Using Zero-Frequency Resonator to Extract Multilingual Intonation Structure

Jinfu Ni, Yoshinori Shiga, Hisashi Kawai

Human uses expressive intonation to convey linguistic and paralinguistic meaning, especially making focal prominence to give emphasis that highlights the focus of speech. Automatic extraction of dynamic intonation feature from a speech corpus and representing it in a continuous form are desired in multilingual speech synthesis. This paper presents a method to extract dynamic prosodic structure from speech signal using zero-frequency resonator to detect glottal cycle epoch and filter both voice amplitude and fundamental frequency (F0) contours. We choose stable voice F0 segments free from micro-prosodic effect to recover relevant F0 trajectory of an utterance, taking into consideration of inter-correlation of micro-prosody with phonetic segments and syllable structure of the utterance, and further filter out long-term global pitch movements.
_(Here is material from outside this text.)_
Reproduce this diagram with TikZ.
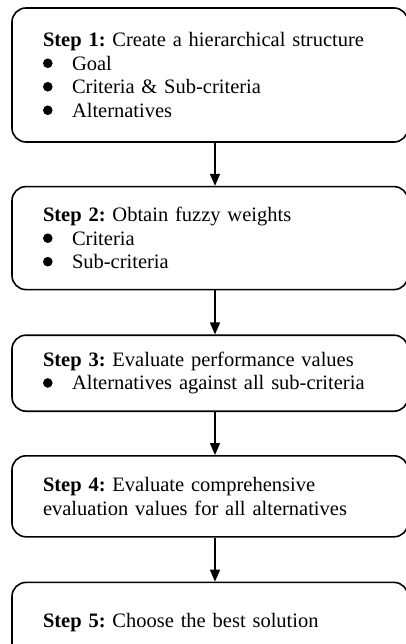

The method is evaluated by objective tests upon multilingual speech corpora including Chinese, Japanese, Korean, and Myanmar. Our experiment results show that the extracted intonation contour can match F0 contour by conventional approach in very high accuracy and the estimated long-term pitch movements demonstrate regular characteristics of intonation across languages. The proposed method is language-independent and robust to noisy speech.

DOI: 10.21437/Interspeech.2016-1607